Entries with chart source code
**********
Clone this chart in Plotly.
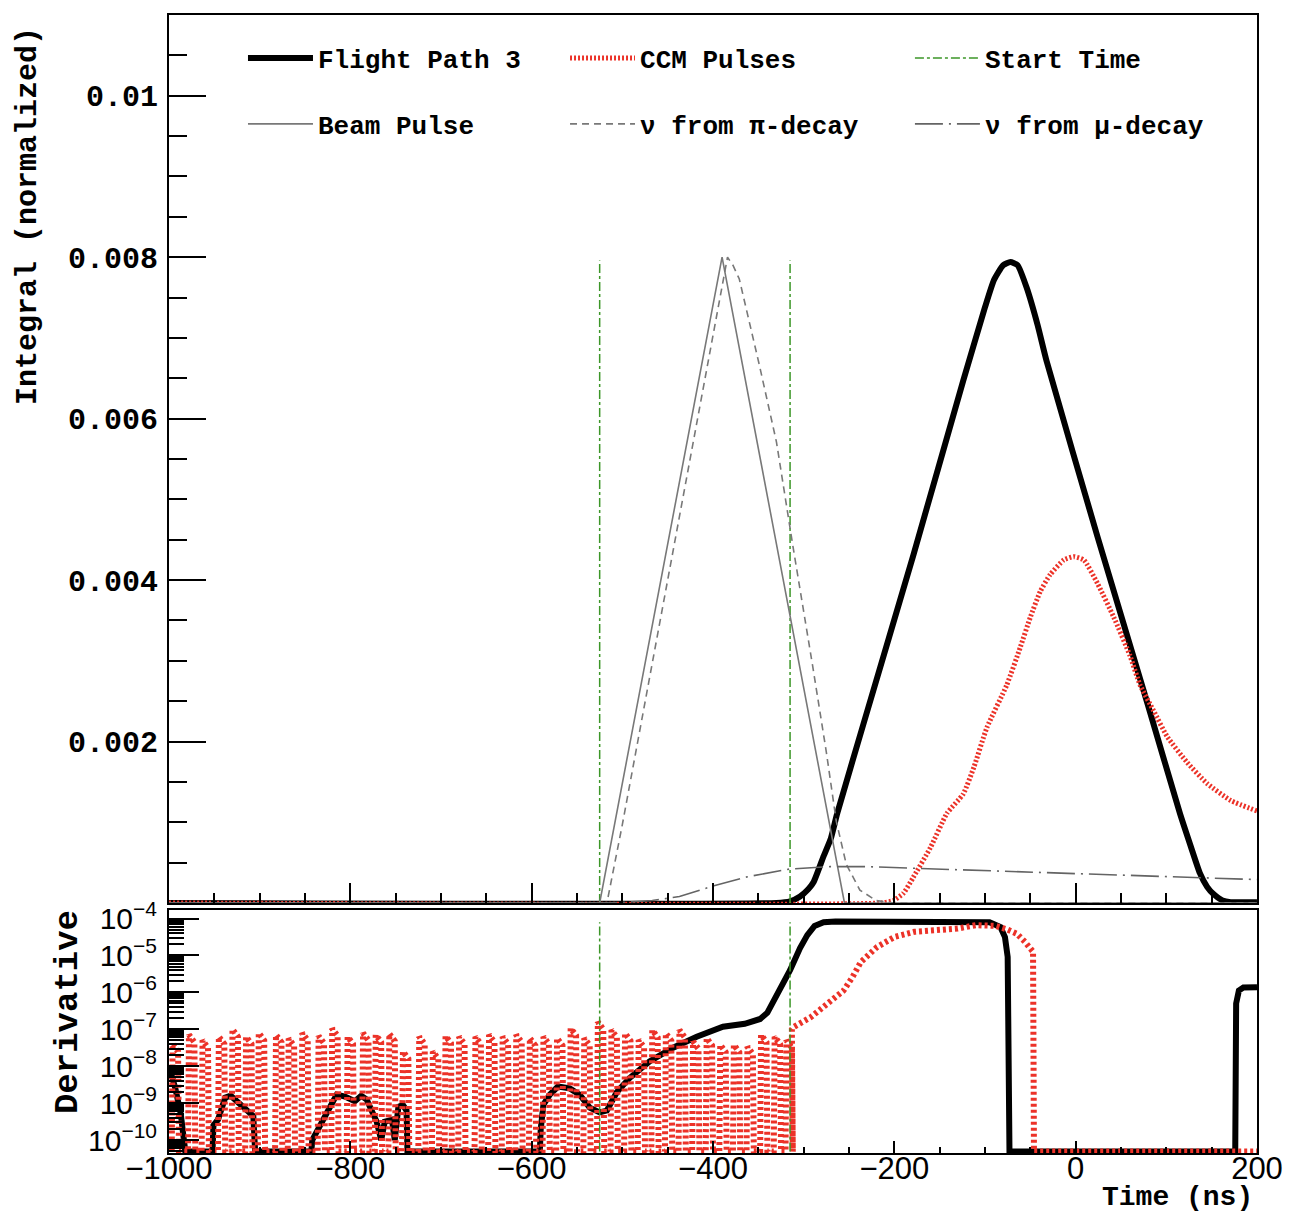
import plotly.graph_objects as go

# ---- top panel: normalized integrals vs time (ns) ----
fp3_t = [-1000, -330, -315, -304, -295, -289, -278, -270, -263, -234, -179, -124,
         -100, -90, -80, -72, -64, -54, -42, -32, 24, 79, 115, 127, 137, 145, 152,
         162, 171, 200]
fp3_v = [0, 0, 0.00002, 0.00008, 0.00017, 0.00026, 0.00058, 0.0008, 0.00111, 0.00222,
         0.00431, 0.00647, 0.00738, 0.00772, 0.0079, 0.00794, 0.0079, 0.00762, 0.00716,
         0.00671, 0.00454, 0.00248, 0.00111, 0.0007, 0.00037, 0.0002, 0.00011,
         0.00003, 0.00001, 0.00001]

ccm_t = [-1000, -215, -201, -190, -179, -160, -142, -124, -112, -98, -76, -61, -50,
         -39, -28, -13, -2, 9, 24, 42, 60, 71, 86, 101, 123, 145, 171, 200]
ccm_v = [0, 0, 0.00003, 0.00012, 0.00032, 0.00069, 0.00111, 0.00135, 0.00169, 0.00217,
         0.0027, 0.00317, 0.00354, 0.00386, 0.00407, 0.00425, 0.00429, 0.00425,
         0.00396, 0.00354, 0.00306, 0.0027, 0.00238, 0.00206, 0.00174, 0.00148,
         0.00127, 0.00114]

start_times = [-525, -315]

beam_t = [-1000, -525, -390, -255, 200]
beam_v = [0, 0, 0.008, 0, 0]

pi_t = [-1000, -517, -500, -450, -420, -400, -390, -384, -378, -371, -360, -349,
        -330, -312, -290, -275, -264, -253, -238, -220, -200, 200]
pi_v = [0, 0, 0.00097, 0.004, 0.0058, 0.007, 0.0076, 0.008, 0.0079, 0.00773, 0.0072,
        0.00667, 0.00571, 0.00443, 0.00293, 0.00187, 0.00101, 0.00048, 0.00016,
        0.00003, 0, 0]

mu_t = [-1000, -520, -496, -467, -437, -400, -364, -316, -271, -230, -179, -100, 0,
        100, 200]
mu_v = [0, 0, 0.00001, 0.00003, 0.00008, 0.00021, 0.00032, 0.00042, 0.00045,
        0.00045, 0.00043, 0.0004, 0.00036, 0.00033, 0.00029]

# ---- bottom panel: derivative, log10 values (FLOOR = empty bins) ----
FLOOR = -10.31
dfp3_t = [-1000, -993, -987, -982,
          -952, -951, -946, -938, -932, -925, -918, -912, -907, -905,
          -843, -842, -832, -821, -815, -806, -795, -788, -782, -777, -771, -766,
          -762, -754, -751, -747, -742, -738, -737,
          -591, -590, -587, -580, -571, -558, -547, -536, -525, -517, -506, -492,
          -470, -444, -418, -389, -365, -348, -340, -332, -324, -315, -304, -296,
          -288, -278, -265, -200, -120, -95, -83, -78, -75, -73,
          176, 177, 180, 185, 200]
dfp3_log = [-8.0, -8.6, -9.3, FLOOR,
            FLOOR, -9.6, -9.45, -8.85, -8.8, -8.95, -9.12, -9.25, -9.35, FLOOR,
            FLOOR, -10.0, -9.5, -9.04, -8.77, -8.82, -8.95, -8.8, -8.9, -9.2, -9.5,
            -10.0, -9.5, -9.45, -10.0, -9.1, -9.05, -9.2, FLOOR,
            FLOOR, -9.7, -9.04, -8.77, -8.55, -8.6, -8.77, -9.12, -9.25, -9.2, -8.7,
            -8.32, -7.87, -7.5, -7.2, -6.93, -6.85, -6.72, -6.55, -6.2, -5.85, -5.4,
            -4.8, -4.45, -4.2, -4.1, -4.08, -4.08, -4.08, -4.1, -4.23, -4.5, -5.04,
            FLOOR,
            FLOOR, -6.3, -5.95, -5.87, -5.86]

comb_t = [-997, -979, -964, -946, -931, -916, -902, -883, -869, -854, -836, -821,
          -804, -787, -773, -758, -743, -725, -710, -696, -681, -663, -648, -633,
          -618, -603, -588, -573, -558, -543, -528, -513, -498, -483, -468, -453,
          -438, -423, -408, -393, -378, -363, -348, -333, -320]
comb_log = [-7.4, -7.15, -7.3, -7.2, -7.0, -7.2, -7.1, -7.15, -7.25, -7.1, -7.18,
            -6.98, -7.2, -7.1, -7.15, -7.12, -7.6, -7.2, -7.6, -7.18, -7.2, -7.2,
            -7.15, -7.2, -7.15, -7.24, -7.2, -7.24, -6.97, -7.24, -6.8, -7.02, -7.11,
            -7.29, -7.02, -7.11, -7.02, -7.33, -7.24, -7.42, -7.42, -7.47, -7.15,
            -7.2, -7.3]
dccm_t = [-313, -311, -300, -292, -274, -256, -246, -237, -219, -200, -178, -155,
          -130, -110, -88, -75, -65, -56, -47, -46, 200]
dccm_log = [-7.0, -6.94, -6.8, -6.67, -6.31, -5.95, -5.58, -5.18, -4.77, -4.5, -4.36,
            -4.33, -4.27, -4.18, -4.2, -4.3, -4.41, -4.63, -4.9, FLOOR, FLOOR]

log_ticks = [-10, -9, -8, -7, -6, -5, -4]

RED = "rgb(236,50,40)"
GREEN = "rgb(60,150,40)"
MONO = "Liberation Mono"

# the noisy low-level part of the CCM derivative: near-vertical strokes up and down
comb_x, comb_y = [], []
for t, p in zip(comb_t, comb_log):
    comb_x += [t, t + 1, t + 7, t + 8]
    comb_y += [10 ** FLOOR, 10 ** p, 10 ** (p - 0.2), 10 ** FLOOR]
comb_x += dccm_t
comb_y += [10 ** v for v in dccm_log]

vx, vy_top, vy_bot = [], [], []
for t in start_times:
    vx += [t, t, None]
    vy_top += [0, 0.00796, None]
    vy_bot += [10 ** FLOOR, 10 ** -4.1, None]

fig = go.Figure()

# top panel, one legend box per entry (3 columns x 2 rows)
fig.add_trace(go.Scatter(x=fp3_t, y=fp3_v, mode='lines', name='Flight Path 3',
                         line=dict(color='black', width=6, shape='spline', smoothing=0.5),
                         legend='legend'))
fig.add_trace(go.Scatter(x=ccm_t, y=ccm_v, mode='lines', name='CCM Pulses',
                         line=dict(color=RED, width=5, dash='2px,2px', shape='spline',
                                   smoothing=0.5),
                         legend='legend2'))
fig.add_trace(go.Scatter(x=vx, y=vy_top, mode='lines', name='Start Time',
                         line=dict(color=GREEN, width=1.5, dash='dashdot'),
                         legend='legend3'))
fig.add_trace(go.Scatter(x=beam_t, y=beam_v, mode='lines', name='Beam Pulse',
                         line=dict(color='rgb(120,120,120)', width=1.6),
                         legend='legend4'))
fig.add_trace(go.Scatter(x=pi_t, y=pi_v, mode='lines', name='\u03bd from \u03c0-decay',
                         line=dict(color='rgb(120,120,120)', width=1.6, dash='7px,5px'),
                         legend='legend5'))
fig.add_trace(go.Scatter(x=mu_t, y=mu_v, mode='lines', name='\u03bd from \u03bc-decay',
                         line=dict(color='rgb(100,100,100)', width=1.6,
                                   dash='28px,6px,2px,6px'),
                         legend='legend6'))

# bottom panel
fig.add_trace(go.Scatter(x=dfp3_t, y=[10 ** v for v in dfp3_log], mode='lines',
                         line=dict(color='black', width=6), showlegend=False,
                         xaxis='x2', yaxis='y2'))
fig.add_trace(go.Scatter(x=comb_x, y=comb_y, mode='lines',
                         line=dict(color=RED, width=6, dash='3px,3px'),
                         showlegend=False, xaxis='x2', yaxis='y2'))
fig.add_trace(go.Scatter(x=vx, y=vy_bot, mode='lines',
                         line=dict(color=GREEN, width=1.5, dash='dashdot'),
                         showlegend=False, xaxis='x2', yaxis='y2'))

axis_common = dict(showline=True, mirror=True, linecolor='black', linewidth=2,
                   showgrid=False, zeroline=False, ticks='inside', tickcolor='black',
                   tickwidth=2)

legend_common = dict(orientation='v', xanchor='left', yanchor='middle',
                     bgcolor='rgba(0,0,0,0)', itemwidth=65,
                     font=dict(family=MONO, size=26, color='black', weight='bold'))
col_x = [0.068, 0.364, 0.681]
row_y = [0.9622, 0.9042]
legends = {}
for i in range(6):
    key = 'legend' if i == 0 else 'legend%d' % (i + 1)
    legends[key] = dict(legend_common, x=col_x[i % 3], y=row_y[i // 3])

# the page body adds an 8 px offset, so the figure is 16 px smaller than the window
fig.update_layout(
    width=1278, height=1204,
    paper_bgcolor='white', plot_bgcolor='white',
    margin=dict(l=161, r=29, t=7, b=59, autoexpand=False),
    xaxis=dict(axis_common, domain=[0, 1], anchor='y', range=[-1000, 200],
               tick0=-1000, dtick=200, ticklen=20, showticklabels=False,
               minor=dict(dtick=50, ticklen=10, ticks='inside', tickcolor='black',
                          tickwidth=2)),
    yaxis=dict(axis_common, domain=[0.2197, 1], anchor='x', range=[0, 0.011],
               tickvals=[0.002, 0.004, 0.006, 0.008, 0.01],
               ticktext=['0.002', '0.004', '0.006', '0.008', '0.01'],
               ticklen=37, ticklabelstandoff=3,
               tickfont=dict(family=MONO, size=30, color='black', weight='bold'),
               minor=dict(dtick=0.0005, ticklen=18, ticks='inside', tickcolor='black',
                          tickwidth=2)),
    xaxis2=dict(axis_common, domain=[0, 1], anchor='y2', range=[-1000, 200],
                tick0=-1000, dtick=200, ticklen=12, ticklabelstandoff=-13,
                tickfont=dict(family='Liberation Sans', size=31, color='black'),
                minor=dict(dtick=50, ticklen=6, ticks='inside', tickcolor='black',
                           tickwidth=2)),
    yaxis2=dict(axis_common, domain=[0, 0.2135], anchor='x2', type='log',
                range=[-10.35, -3.77],
                tickvals=[10 ** v for v in log_ticks],
                ticktext=['10<sup>\u2212%d</sup>' % -v for v in log_ticks],
                ticklen=30, ticklabelstandoff=4,
                tickfont=dict(family='Liberation Sans', size=30, color='black'),
                minor=dict(dtick='D1', ticklen=15, ticks='inside', tickcolor='black',
                           tickwidth=1.5)),
    annotations=[
        dict(text='Integral (normalized)', xref='paper', yref='paper', x=-0.1296,
             y=0.9912, xanchor='center', yanchor='top', textangle=-90, showarrow=False,
             font=dict(family=MONO, size=30, color='black', weight='bold')),
        dict(text='Derivative', xref='paper', yref='paper', x=-0.0928, y=0.1239,
             xanchor='center', yanchor='middle', textangle=-90, showarrow=False,
             font=dict(family=MONO, size=34, color='black', weight='bold')),
        dict(text='Time (ns)', xref='paper', yref='paper', x=0.998, y=-0.0392,
             xanchor='right', yanchor='middle', showarrow=False,
             font=dict(family=MONO, size=28, color='black', weight='bold')),
    ],
    **legends,
)

fig.write_html("out.html")
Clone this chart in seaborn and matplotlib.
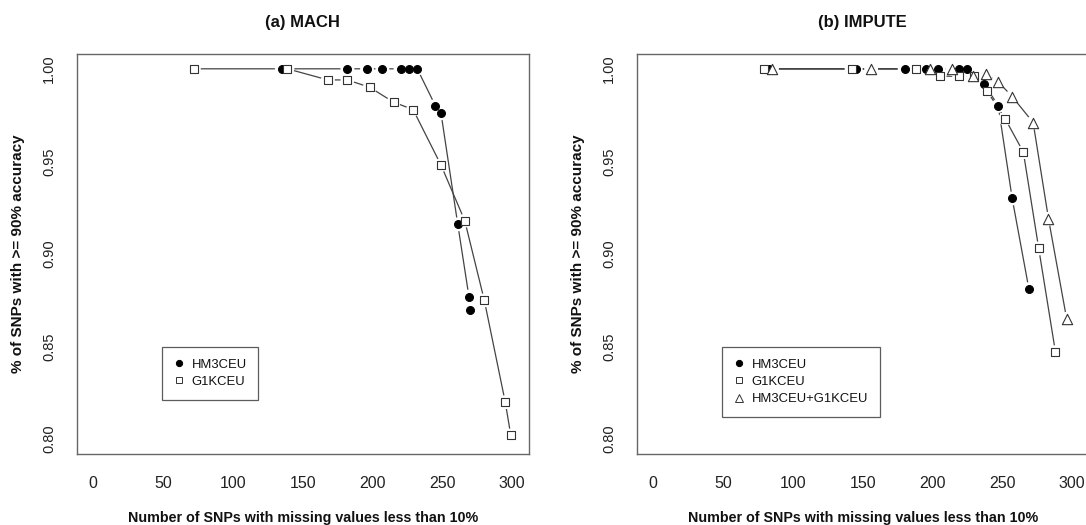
import matplotlib
matplotlib.use("Agg")
import matplotlib.pyplot as plt
import seaborn as sns
from matplotlib.lines import Line2D

sns.set_style("white")
plt.rcParams['font.family'] = ['Liberation Sans', 'DejaVu Sans']

# ---- data ----
mach_hm3_x = [135, 182, 196, 207, 220, 226, 232, 245, 249, 261, 269, 270]
mach_hm3_y = [1.0, 1.0, 1.0, 1.0, 1.0, 1.0, 1.0, 0.980, 0.976, 0.916, 0.877, 0.870]
mach_g1k_x = [72, 139, 168, 182, 198, 215, 229, 249, 266, 280, 295, 299]
mach_g1k_y = [1.0, 1.0, 0.994, 0.994, 0.990, 0.982, 0.978, 0.948, 0.918, 0.875, 0.820, 0.802]

imp_hm3_x = [83, 145, 180, 195, 204, 219, 225, 237, 247, 257, 269]
imp_hm3_y = [1.0, 1.0, 1.0, 1.0, 1.0, 1.0, 1.0, 0.992, 0.980, 0.930, 0.881]
imp_g1k_x = [79, 142, 188, 205, 219, 230, 239, 252, 265, 276, 288]
imp_g1k_y = [1.0, 1.0, 1.0, 0.996, 0.996, 0.996, 0.988, 0.973, 0.955, 0.903, 0.847]
imp_both_x = [85, 156, 198, 214, 229, 238, 247, 257, 272, 283, 296]
imp_both_y = [1.0, 1.0, 1.0, 1.0, 0.996, 0.997, 0.993, 0.985, 0.971, 0.919, 0.865]

x_ticks = [0, 50, 100, 150, 200, 250, 300]
y_ticks = [0.80, 0.85, 0.90, 0.95, 1.00]
y_tick_labels = ["0.80", "0.85", "0.90", "0.95", "1.00"]
titles = ["(a) MACH", "(b) IMPUTE"]
xlabel = "Number of SNPs with missing values less than 10%"
ylabel = "% of SNPs with >= 90% accuracy"

styles = {
    "HM3CEU": dict(marker="o", s=32, facecolor="black", edgecolor="black"),
    "G1KCEU": dict(marker="s", s=32, facecolor="white", edgecolor="#333333"),
    "HM3CEU+G1KCEU": dict(marker="^", s=55, facecolor="white", edgecolor="#333333"),
}

panels = [
    [("HM3CEU", mach_hm3_x, mach_hm3_y), ("G1KCEU", mach_g1k_x, mach_g1k_y)],
    [("HM3CEU", imp_hm3_x, imp_hm3_y), ("G1KCEU", imp_g1k_x, imp_g1k_y),
     ("HM3CEU+G1KCEU", imp_both_x, imp_both_y)],
]

W, H = 1086, 525
fig = plt.figure(figsize=(W / 100, H / 100), dpi=100)
ax_lefts = [76.5, 636.5]
ax_w, ax_top, ax_bot = 452.5, 54, 454

for i, series in enumerate(panels):
    ax = fig.add_axes([ax_lefts[i] / W, (H - ax_bot) / H, ax_w / W, (ax_bot - ax_top) / H])
    # lines
    for name, xs, ys in series:
        sns.lineplot(x=xs, y=ys, ax=ax, sort=False, estimator=None,
                     color="#444444", lw=0.9, zorder=1)
    # white gaps around points (type "b" look)
    for name, xs, ys in series:
        sns.scatterplot(x=xs, y=ys, ax=ax, marker="o", s=100, color="white",
                        edgecolor="none", linewidth=0, zorder=2)
    # markers
    handles = []
    for name, xs, ys in series:
        st = styles[name]
        sns.scatterplot(x=xs, y=ys, ax=ax, marker=st["marker"], s=st["s"],
                        facecolor=st["facecolor"], edgecolor=st["edgecolor"],
                        linewidth=0.8, zorder=3)
        handles.append(Line2D([], [], ls="none", marker=st["marker"],
                              markersize=4.5 if st["marker"] != "^" else 5.5,
                              markerfacecolor=st["facecolor"],
                              markeredgecolor=st["edgecolor"], markeredgewidth=0.7,
                              label=name))
    ax.set_xlim(-12, 312)
    ax.set_ylim(0.792, 1.008)
    ax.set_xticks(x_ticks)
    ax.set_xticklabels([str(t) for t in x_ticks])
    ax.set_yticks(y_ticks)
    ax.set_yticklabels(y_tick_labels)
    for lab in ax.get_yticklabels():
        lab.set_rotation(90)
        lab.set_va("center")
    ax.tick_params(axis="both", direction="out", length=6.5, width=0.9,
                   color="#444444", labelsize=11.5, labelcolor="#222222")
    ax.tick_params(axis="x", pad=9)
    ax.tick_params(axis="y", pad=8, labelsize=10.5)
    for sp in ax.spines.values():
        sp.set_visible(True)
        sp.set_color("#666666")
        sp.set_linewidth(1.0)
    ax.set_xlabel(xlabel, fontsize=10.3, fontweight="bold", color="#111111")
    ax.xaxis.set_label_coords(0.5, -0.16)
    ax.xaxis.label.set_va("center")
    ax.set_ylabel(ylabel, fontsize=11, fontweight="bold", color="#111111")
    ax.yaxis.set_label_coords(-0.129, 0.5)
    ax.yaxis.label.set_va("center")
    ax.text(0.5, 1.08, titles[i], transform=ax.transAxes, ha="center", va="center",
            fontsize=12, fontweight="bold", color="#111111")
    leg = ax.legend(handles=handles, loc="upper left", bbox_to_anchor=(0.189, 0.2675),
                    frameon=True, fancybox=False, fontsize=9.4, handlelength=0.8,
                    handletextpad=0.55, borderpad=0.9, labelspacing=0.38,
                    borderaxespad=0)
    leg.get_frame().set_edgecolor("#333333")
    leg.get_frame().set_linewidth(0.9)
    for t in leg.get_texts():
        t.set_color("#111111")

fig.savefig("out.png", dpi=100, facecolor="white")
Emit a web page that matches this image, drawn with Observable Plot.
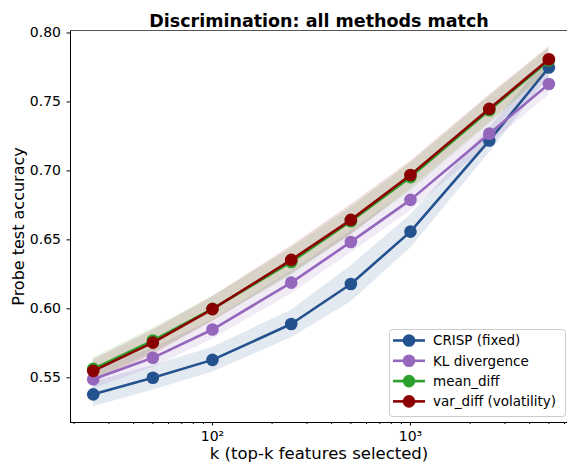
**********
Problem description:
Print the data above verbatim from the first line through the line holding "import plotly.graph_objects as go", leaving every picture out.

Problem solution:
Clone this chart in Plotly.
import plotly.graph_objects as go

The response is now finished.